Exercise instructions: Find every line of the listing below where "that" appears, and copy it.

Records provided:

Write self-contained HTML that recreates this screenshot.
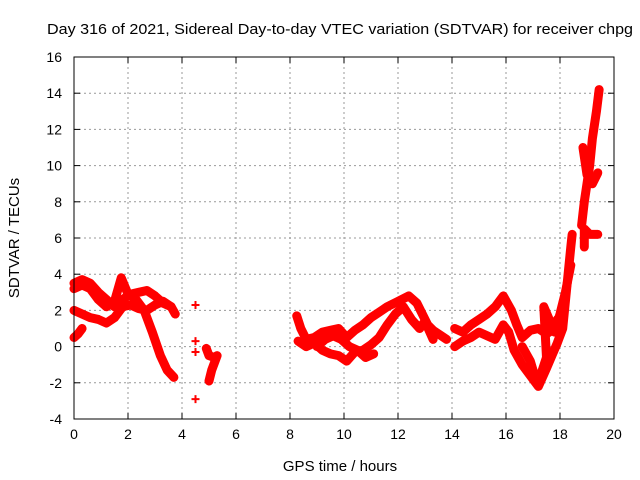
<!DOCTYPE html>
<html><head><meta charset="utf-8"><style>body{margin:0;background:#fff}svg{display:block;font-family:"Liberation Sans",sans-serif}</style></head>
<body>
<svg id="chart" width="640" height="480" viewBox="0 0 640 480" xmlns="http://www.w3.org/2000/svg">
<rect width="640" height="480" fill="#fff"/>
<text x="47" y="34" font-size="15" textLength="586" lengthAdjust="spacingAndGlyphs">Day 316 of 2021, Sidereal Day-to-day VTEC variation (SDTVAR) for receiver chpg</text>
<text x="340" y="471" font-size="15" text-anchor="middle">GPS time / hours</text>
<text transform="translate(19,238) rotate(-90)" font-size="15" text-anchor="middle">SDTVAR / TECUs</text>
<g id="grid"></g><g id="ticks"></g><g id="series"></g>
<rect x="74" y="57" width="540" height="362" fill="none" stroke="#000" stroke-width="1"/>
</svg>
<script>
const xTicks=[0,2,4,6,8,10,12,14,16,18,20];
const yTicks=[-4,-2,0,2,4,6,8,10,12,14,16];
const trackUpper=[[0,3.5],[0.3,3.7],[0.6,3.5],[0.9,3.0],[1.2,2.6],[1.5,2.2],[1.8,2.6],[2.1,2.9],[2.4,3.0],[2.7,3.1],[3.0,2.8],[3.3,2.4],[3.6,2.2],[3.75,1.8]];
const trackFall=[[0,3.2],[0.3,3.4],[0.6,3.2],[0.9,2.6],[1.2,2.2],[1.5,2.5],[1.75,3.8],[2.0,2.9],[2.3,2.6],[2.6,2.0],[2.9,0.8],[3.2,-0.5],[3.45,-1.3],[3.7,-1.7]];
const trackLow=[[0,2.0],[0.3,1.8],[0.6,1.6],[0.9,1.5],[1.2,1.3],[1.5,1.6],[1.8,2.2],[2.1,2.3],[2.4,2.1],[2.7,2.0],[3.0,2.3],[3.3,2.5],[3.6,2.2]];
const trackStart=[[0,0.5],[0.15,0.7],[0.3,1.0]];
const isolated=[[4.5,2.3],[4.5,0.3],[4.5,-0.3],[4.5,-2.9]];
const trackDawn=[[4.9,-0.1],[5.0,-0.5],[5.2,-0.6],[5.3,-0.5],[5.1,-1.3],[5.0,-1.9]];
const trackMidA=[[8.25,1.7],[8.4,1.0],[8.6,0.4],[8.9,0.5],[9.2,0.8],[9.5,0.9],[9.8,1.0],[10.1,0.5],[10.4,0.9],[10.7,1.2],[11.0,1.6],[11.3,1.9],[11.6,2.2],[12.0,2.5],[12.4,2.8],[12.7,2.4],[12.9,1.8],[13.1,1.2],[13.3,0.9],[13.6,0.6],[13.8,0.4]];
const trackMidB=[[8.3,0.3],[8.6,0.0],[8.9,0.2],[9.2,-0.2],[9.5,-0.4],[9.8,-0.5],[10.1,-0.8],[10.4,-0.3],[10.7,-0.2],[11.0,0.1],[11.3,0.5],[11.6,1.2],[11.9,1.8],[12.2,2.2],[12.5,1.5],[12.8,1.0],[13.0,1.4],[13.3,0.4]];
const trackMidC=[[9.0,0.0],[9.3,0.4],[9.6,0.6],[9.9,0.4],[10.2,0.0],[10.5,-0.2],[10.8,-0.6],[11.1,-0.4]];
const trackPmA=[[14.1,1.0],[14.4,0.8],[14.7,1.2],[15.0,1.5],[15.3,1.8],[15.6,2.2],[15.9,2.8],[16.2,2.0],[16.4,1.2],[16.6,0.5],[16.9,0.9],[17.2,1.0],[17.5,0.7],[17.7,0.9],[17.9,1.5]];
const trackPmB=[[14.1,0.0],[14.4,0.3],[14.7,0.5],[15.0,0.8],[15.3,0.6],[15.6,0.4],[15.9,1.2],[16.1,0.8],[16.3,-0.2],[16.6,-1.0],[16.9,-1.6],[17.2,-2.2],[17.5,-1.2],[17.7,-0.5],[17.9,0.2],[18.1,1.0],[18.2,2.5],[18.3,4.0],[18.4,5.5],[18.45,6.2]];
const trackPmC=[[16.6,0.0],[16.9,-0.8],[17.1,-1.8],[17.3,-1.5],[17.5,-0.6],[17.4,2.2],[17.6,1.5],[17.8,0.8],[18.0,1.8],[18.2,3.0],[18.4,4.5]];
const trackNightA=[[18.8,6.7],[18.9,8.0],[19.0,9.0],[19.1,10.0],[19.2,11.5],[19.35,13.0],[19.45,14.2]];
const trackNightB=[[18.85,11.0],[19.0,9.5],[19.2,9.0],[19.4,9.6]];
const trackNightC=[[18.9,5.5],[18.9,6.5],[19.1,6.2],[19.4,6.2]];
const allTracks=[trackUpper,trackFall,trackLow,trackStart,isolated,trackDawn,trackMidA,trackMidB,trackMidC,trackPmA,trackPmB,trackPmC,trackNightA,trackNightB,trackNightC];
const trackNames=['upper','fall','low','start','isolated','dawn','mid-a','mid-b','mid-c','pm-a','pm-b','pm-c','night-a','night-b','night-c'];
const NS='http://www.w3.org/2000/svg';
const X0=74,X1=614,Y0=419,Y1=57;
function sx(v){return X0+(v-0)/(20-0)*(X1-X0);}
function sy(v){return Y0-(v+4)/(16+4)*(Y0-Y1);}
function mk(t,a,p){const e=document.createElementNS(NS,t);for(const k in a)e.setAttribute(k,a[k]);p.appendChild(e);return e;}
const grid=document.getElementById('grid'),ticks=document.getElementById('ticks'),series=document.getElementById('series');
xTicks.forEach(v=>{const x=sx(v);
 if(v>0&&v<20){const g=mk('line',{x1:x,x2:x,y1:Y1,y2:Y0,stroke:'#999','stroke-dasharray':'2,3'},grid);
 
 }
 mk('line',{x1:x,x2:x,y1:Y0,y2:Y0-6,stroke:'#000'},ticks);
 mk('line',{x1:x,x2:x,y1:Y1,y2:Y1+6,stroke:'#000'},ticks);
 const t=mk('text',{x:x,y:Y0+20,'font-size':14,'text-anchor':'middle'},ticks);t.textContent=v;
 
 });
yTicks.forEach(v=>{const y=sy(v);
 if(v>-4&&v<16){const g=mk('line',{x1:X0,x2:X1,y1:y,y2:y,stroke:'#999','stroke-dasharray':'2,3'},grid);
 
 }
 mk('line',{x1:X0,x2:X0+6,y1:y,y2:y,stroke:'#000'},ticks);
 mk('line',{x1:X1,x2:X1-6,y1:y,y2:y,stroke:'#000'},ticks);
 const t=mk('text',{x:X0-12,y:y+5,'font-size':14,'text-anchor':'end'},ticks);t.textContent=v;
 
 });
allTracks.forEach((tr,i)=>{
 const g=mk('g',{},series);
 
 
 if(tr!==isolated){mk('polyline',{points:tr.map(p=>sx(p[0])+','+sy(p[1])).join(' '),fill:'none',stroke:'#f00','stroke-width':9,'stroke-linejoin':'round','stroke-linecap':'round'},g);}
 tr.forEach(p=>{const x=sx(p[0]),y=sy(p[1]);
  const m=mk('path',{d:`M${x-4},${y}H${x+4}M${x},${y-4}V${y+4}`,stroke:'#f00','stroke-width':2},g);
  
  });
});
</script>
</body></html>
...
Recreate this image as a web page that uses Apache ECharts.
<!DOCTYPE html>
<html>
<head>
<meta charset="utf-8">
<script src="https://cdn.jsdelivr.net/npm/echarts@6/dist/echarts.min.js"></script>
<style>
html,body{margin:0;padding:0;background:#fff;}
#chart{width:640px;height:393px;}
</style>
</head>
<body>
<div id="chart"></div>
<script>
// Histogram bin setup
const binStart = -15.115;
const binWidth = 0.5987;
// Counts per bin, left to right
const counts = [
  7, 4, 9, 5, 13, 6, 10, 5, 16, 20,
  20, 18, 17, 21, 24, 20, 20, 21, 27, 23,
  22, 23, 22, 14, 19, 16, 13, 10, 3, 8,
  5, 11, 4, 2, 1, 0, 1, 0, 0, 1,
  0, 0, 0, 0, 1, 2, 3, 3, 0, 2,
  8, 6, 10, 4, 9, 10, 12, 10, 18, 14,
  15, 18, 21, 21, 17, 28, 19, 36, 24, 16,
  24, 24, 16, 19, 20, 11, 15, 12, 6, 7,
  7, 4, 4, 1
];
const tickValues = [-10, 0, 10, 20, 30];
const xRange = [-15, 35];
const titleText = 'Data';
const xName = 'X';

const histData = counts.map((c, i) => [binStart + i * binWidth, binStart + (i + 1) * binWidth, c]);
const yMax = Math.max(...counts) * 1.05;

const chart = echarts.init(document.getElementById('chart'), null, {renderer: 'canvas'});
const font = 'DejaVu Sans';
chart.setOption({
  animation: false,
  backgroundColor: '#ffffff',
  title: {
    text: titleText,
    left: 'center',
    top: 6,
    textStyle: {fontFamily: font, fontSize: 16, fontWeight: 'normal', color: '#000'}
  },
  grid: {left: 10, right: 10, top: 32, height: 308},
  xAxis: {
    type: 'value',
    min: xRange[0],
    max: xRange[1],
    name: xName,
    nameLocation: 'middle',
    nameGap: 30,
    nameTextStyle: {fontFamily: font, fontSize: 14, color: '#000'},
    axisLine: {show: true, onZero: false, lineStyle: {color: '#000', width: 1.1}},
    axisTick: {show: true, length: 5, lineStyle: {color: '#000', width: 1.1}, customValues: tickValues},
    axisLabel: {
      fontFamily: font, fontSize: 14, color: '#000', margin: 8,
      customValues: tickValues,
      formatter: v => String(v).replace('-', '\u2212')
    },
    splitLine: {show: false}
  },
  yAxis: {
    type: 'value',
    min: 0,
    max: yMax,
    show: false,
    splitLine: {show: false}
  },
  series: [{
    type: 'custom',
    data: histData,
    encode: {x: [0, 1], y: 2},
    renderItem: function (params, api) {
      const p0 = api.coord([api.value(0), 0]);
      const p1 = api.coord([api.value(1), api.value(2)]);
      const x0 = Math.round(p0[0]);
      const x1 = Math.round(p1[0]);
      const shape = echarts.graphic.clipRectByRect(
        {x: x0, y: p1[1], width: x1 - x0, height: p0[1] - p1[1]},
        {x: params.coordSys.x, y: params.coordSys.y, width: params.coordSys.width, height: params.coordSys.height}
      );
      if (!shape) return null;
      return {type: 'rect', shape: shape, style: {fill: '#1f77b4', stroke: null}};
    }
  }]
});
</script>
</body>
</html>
* * *
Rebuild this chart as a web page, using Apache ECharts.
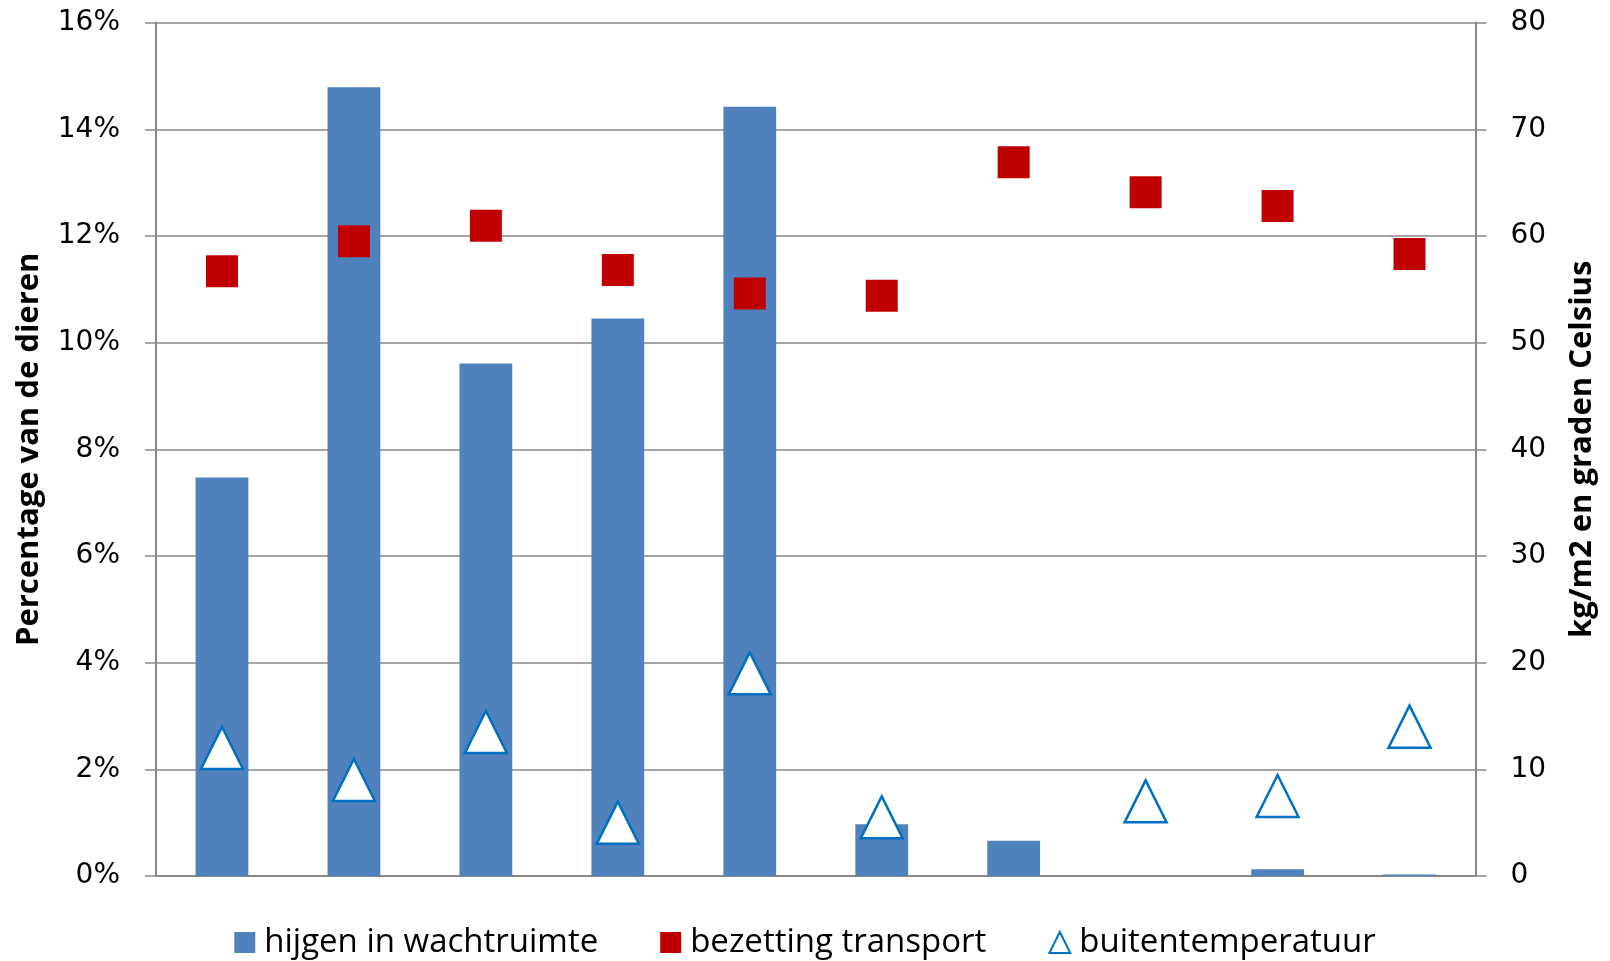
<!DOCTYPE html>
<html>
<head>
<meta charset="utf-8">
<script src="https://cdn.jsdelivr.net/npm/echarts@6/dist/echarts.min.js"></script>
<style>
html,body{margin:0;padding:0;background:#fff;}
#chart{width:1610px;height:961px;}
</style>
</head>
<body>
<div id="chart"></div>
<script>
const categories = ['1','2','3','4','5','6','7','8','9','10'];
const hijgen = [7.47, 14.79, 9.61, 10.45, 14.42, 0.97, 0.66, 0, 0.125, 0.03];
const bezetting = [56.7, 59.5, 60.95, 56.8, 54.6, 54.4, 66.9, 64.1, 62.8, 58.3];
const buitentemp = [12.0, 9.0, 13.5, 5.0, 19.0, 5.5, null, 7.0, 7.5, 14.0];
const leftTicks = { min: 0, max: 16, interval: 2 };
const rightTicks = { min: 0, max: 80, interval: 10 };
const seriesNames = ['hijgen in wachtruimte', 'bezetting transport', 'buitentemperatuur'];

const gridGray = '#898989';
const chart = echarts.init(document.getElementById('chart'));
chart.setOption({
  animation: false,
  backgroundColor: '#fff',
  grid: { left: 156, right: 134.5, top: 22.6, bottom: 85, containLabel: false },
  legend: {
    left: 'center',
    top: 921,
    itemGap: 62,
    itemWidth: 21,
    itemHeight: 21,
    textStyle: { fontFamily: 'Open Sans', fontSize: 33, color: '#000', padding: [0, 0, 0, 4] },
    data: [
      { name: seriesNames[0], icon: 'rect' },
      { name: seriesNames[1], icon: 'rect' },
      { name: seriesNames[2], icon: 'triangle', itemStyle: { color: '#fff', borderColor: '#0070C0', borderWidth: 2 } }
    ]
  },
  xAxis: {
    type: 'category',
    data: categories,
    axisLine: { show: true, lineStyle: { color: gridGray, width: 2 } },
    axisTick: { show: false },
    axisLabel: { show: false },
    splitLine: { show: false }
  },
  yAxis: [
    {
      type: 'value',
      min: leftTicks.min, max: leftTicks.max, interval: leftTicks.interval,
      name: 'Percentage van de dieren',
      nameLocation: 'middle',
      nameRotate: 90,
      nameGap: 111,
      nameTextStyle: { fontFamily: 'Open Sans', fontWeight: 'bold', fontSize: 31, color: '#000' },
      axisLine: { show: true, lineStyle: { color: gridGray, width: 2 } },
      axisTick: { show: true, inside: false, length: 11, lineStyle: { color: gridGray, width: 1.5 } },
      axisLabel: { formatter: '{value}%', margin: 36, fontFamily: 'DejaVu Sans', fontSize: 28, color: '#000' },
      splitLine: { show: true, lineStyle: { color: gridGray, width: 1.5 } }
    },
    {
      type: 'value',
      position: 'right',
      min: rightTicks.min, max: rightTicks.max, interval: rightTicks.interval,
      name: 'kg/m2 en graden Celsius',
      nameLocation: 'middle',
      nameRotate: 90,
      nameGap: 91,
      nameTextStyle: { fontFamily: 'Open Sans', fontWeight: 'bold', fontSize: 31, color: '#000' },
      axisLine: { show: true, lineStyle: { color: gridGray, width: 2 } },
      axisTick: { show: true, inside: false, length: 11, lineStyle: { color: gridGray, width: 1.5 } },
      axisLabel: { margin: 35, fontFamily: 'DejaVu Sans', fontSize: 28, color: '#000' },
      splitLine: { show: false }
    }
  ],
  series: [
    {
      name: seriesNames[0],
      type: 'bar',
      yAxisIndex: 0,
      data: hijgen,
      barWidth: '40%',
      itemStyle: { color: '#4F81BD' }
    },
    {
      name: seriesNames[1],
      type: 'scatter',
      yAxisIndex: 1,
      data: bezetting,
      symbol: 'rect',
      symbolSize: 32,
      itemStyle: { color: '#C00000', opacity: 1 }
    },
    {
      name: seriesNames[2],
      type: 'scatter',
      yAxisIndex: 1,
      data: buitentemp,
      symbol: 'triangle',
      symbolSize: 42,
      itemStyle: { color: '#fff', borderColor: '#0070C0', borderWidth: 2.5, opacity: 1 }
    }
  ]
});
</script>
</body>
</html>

Result of the exercise:
Write self-contained HTML that recreates this screenshot.
Recreate this image as a web page that uses Apache ECharts.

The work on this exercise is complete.